Pelosi waved the gavel in the air after McCarthy presented it to her and Democrats cheered in the chamber.
In her speech, Pelosi reflected on the last several years, the challenge COVID-19 has posed and the House's priorities in a Biden administration.
"Now is certainly a time for our nation to heal," Pelosi said on the new Congress. "Our most urgent priority will continue to be defeating the coronavirus and defeat it we will."
Progressives, over the years, have been unafraid to defy Pelosi, denying her votes on measures they decried as not going far enough. And the rise of "The Squad," led by Democratic Reps. Alexandria Ocasio-Cortez, Rashida Tlaib, Ayanna Pressley and Ilhan Omar, could pose a bigger problem during this Congress as the freshmen lawmakers become more-seasoned sophomores.
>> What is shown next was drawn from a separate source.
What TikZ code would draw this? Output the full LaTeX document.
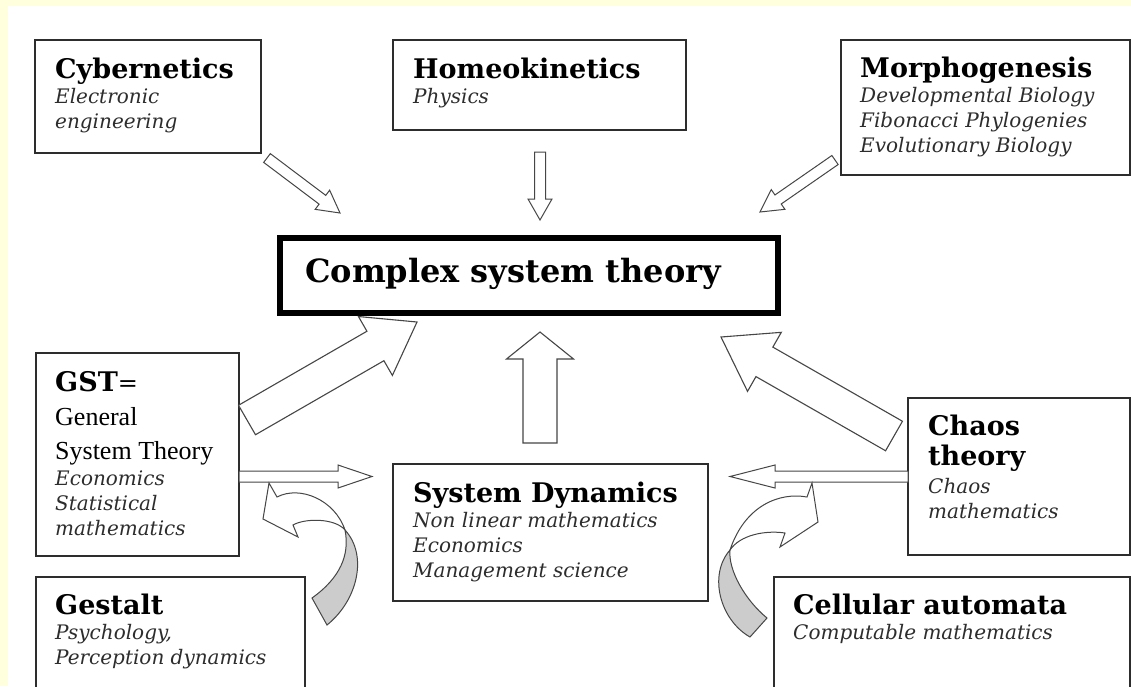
\documentclass[tikz,border=0pt]{standalone}
\usepackage{fontspec}
\setmainfont{DejaVu Serif}
\newfontfamily\timesfont{Liberation Serif}
\usetikzlibrary{calc}

\definecolor{paleyellow}{RGB}{255,255,221}
\definecolor{boxgray}{RGB}{45,45,45}
\definecolor{linegray}{RGB}{70,70,70}
\definecolor{subgray}{RGB}{45,45,45}
\definecolor{backgray}{RGB}{204,204,204}

% bold title line inside a box
\newcommand\boxtitle[1]{{\normalfont\bfseries\fontsize{27}{25}\selectfont\color{black}#1}}

% outlined block arrow: [style]{from}{to}{half shaft}{half head}{head length}
\newcommand\blockarrow[6][]{%
  \path ($(#3)!#6!(#2)$) coordinate (headbase);
  \draw[#1] ($(#2)!#4!90:(#3)$) -- ($(headbase)!#4!90:(#3)$)
    -- ($(headbase)!#5!90:(#3)$) -- (#3)
    -- ($(headbase)!#5!-90:(#3)$) -- ($(headbase)!#4!-90:(#3)$)
    -- ($(#2)!#4!-90:(#3)$) -- cycle;
}

\begin{document}
\begin{tikzpicture}[x=1pt,y=-1pt,
    box/.style={draw=boxgray,line width=1.8pt,anchor=north west,inner sep=0pt,outer sep=0pt},
    boxtext/.style={anchor=north west,align=left,inner sep=0pt,
      font=\itshape\fontsize{20}{25}\selectfont,text=subgray},
    thinarrow/.style={draw=linegray,line width=1pt,fill=white,line join=miter},
    fatarrow/.style={draw=linegray,line width=1.1pt,fill=white,line join=miter}]
   \useasboundingbox (0,0) rectangle (1131,686);
   % Yellow frame round the white sheet
   \fill[paleyellow] (0,0) rectangle (1131,686);
   \fill[white] (8,6) rectangle (1131,686);
   \clip (0,0) rectangle (1131,686);
   % Boxes
   \node[box,minimum width=226pt,minimum height=113pt] (cyber) at (35,40) {};
   \node[box,minimum width=293pt,minimum height=90pt] (homeo) at (393,40) {};
   \node[box,minimum width=289pt,minimum height=135pt] (morpho) at (841,40) {};
   \node[box,draw=black,line width=6pt,minimum width=498pt,minimum height=75pt] (cst) at (280,238) {};
   \node[box,minimum width=203pt,minimum height=203pt] (gst) at (36,353) {};
   \node[box,minimum width=315pt,minimum height=137pt] (sysdyn) at (393,464) {};
   \node[box,minimum width=222pt,minimum height=157pt] (chaos) at (908,398) {};
   \node[box,minimum width=269pt,minimum height=140pt] (gestalt) at (36,577) {};
   \node[box,minimum width=356pt,minimum height=140pt] (cellular) at (774,577) {};
   % Texts
   \node[boxtext] (cyber-txt) at ($(cyber.north west)+(20,18)$)
        {\boxtitle{Cybernetics}\\Electronic\\engineering};
   \node[boxtext] (homeo-txt) at ($(homeo.north west)+(20,18)$)
        {\boxtitle{Homeokinetics}\\Physics};
   \node[boxtext] (morpho-txt) at ($(morpho.north west)+(19,17)$)
        {\boxtitle{Morphogenesis}\\Developmental Biology\\Fibonacci Phylogenies\\Evolutionary Biology};
   \node[anchor=north west,inner sep=0pt,font=\bfseries\fontsize{32}{34}\selectfont] (cst-txt)
        at ($(cst.north west)+(25,20)$) {Complex system theory};
   \node[boxtext] (gst-txt) at ($(gst.north west)+(19,18)$)
        {\boxtitle{GST}{\normalfont\fontsize{24}{25}\selectfont\color{black}=}\\[9pt]
         {\normalfont\timesfont\fontsize{26}{34}\selectfont\color{black}General}\\[9pt]
         {\normalfont\timesfont\fontsize{26}{34}\selectfont\color{black}System Theory}\\[1pt]
         Economics\\Statistical\\mathematics};
   \node[boxtext] (sysdyn-txt) at ($(sysdyn.north west)+(20,18)$)
        {\boxtitle{System Dynamics}\\Non linear mathematics\\Economics\\Management science};
   \node[boxtext] (chaos-txt) at ($(chaos.north west)+(20,17)$)
        {\boxtitle{Chaos}\\[5pt]\boxtitle{theory}\\[3pt]Chaos\\mathematics};
   \node[boxtext] (gestalt-txt) at ($(gestalt.north west)+(19,17)$)
        {\boxtitle{Gestalt}\\Psychology,\\Perception dynamics};
   \node[boxtext] (cellular-txt) at ($(cellular.north west)+(19,17)$)
        {\boxtitle{Cellular automata}\\Computable mathematics};
   % Free ends of the arrows
   \coordinate (cyber-out) at ($(cyber.south east)+(6,5)$);
   \coordinate (cst-nw) at ($(cst.north west)+(60,-25)$);
   \coordinate (homeo-out) at ($(homeo.south)+(0.5,22)$);
   \coordinate (cst-n) at ($(homeo-out)+(0,68)$);
   \coordinate (morpho-out) at ($(morpho.south west)+(-6,-15)$);
   \coordinate (cst-ne) at ($(cst.north east)+(-18,-26)$);
   \coordinate (gst-out) at ($(gst.north east)+(8,67)$);
   \coordinate (cst-sw) at ($(cst.south west)+(137,9)$);
   \coordinate (sysdyn-out) at ($(sysdyn.north)+(-10.5,-21)$);
   \coordinate (cst-s) at ($(sysdyn-out)+(0,-111)$);
   \coordinate (chaos-out) at ($(chaos.north west)+(-14,38)$);
   \coordinate (cst-se) at ($(cst.south east)+(-57,24)$);
   \coordinate (gst-e) at ($(gst.east)+(0,22)$);
   \coordinate (sysdyn-w) at ($(gst-e -| sysdyn.west)+(-21,0)$);
   \coordinate (chaos-w) at (gst-e -| chaos.west);
   \coordinate (sysdyn-e) at ($(gst-e -| sysdyn.east)+(22,0)$);
   % Thin arrows into the main box
   \blockarrow[thinarrow]{cyber-out}{cst-nw}{5.5pt}{12pt}{22pt}
   \blockarrow[thinarrow]{homeo-out}{cst-n}{5.5pt}{12pt}{21pt}
   \blockarrow[thinarrow]{morpho-out}{cst-ne}{5.5pt}{12pt}{22pt}
   % Fat arrows into the main box
   \blockarrow[fatarrow]{gst-out}{cst-sw}{17pt}{34pt}{48pt}
   \blockarrow[fatarrow]{sysdyn-out}{cst-s}{17pt}{33.5pt}{27pt}
   \blockarrow[fatarrow]{chaos-out}{cst-se}{17pt}{34pt}{50pt}
   % Side arrows into System Dynamics
   \blockarrow[thinarrow]{gst-e}{sysdyn-w}{5.5pt}{11.5pt}{34pt}
   \blockarrow[thinarrow]{chaos-w}{sysdyn-e}{5.5pt}{11.5pt}{45pt}
   % Twisted arrow from Gestalt up to GST
   \draw[thinarrow,fill=backgray] (345,530) .. controls (368,555) and (358,600) .. (327,625)
        -- (312,598) .. controls (340,578) and (350,555) .. (345,530) -- cycle;
   \draw[thinarrow] (345,530) .. controls (335,500) and (300,485) .. (277,497)
        -- (269,483) -- (263,519) -- (298,537) -- (293,525)
        .. controls (305,518) and (335,518) .. (345,530) -- cycle;
   % Twisted arrow from Cellular automata up to Chaos theory
   \draw[thinarrow,fill=backgray] (730,550) .. controls (708,575) and (720,620) .. (750,637)
        -- (767,618) .. controls (745,600) and (728,570) .. (730,550) -- cycle;
   \draw[thinarrow] (730,550) .. controls (745,505) and (780,492) .. (807,497)
        -- (812,483) -- (818,522) -- (780,547) -- (785,533)
        .. controls (765,530) and (740,535) .. (730,550) -- cycle;
\end{tikzpicture}
\end{document}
All four members of The Squad backed Pelosi on the speaker vote.
Hardaway noted the group already had a strong voice and following but now have a better understanding of how to "leverage their influence." He noted they not only have a better understanding of the legislative process, they also have added new progressive voices to their ranks after November’s election.
And thanks to the thinned margins between parties, moderates will be crucial in negotiating compromises, regardless of the results of a pair of runoff races in Georgia on Tuesday that will determine which political party controls the Senate.
"The challenges are going to be multifaceted," said Jim Manley, a Democratic strategist and former senior aide to Senate Majority Leader Harry Reid, D-Nev. "The margins are very, very narrow. That’s potentially very problematic."
Manley explained one key asset the Biden administration planned to have was control of the House and the ability to quickly pass legislation. While the House will still be controlled by Democrats, the smaller margins and intraparty disputes are likely to slow Biden’s legislative agenda.
“She’s going to have to spend a lot more time getting buy-in from her caucus, which will slow things down,” he said of Pelosi. “The whole crux of the Biden administration was to easily and quickly move bills through the House and massage them in the Senate if they want to get anything done.”
Despite the tight margins, Pelosi has crafted a clear set of priorities over the next two years – a plan that closely aligns with Biden’s agenda.
At the top of the list is passing measures that would curb dark money in politics and expand voting access. She also aims to tackle overhauling the nation’s immigration system, requiring background checks for gun purchases and taking up an infrastructure bill that could help economic recovery efforts in the aftermath of the coronavirus pandemic.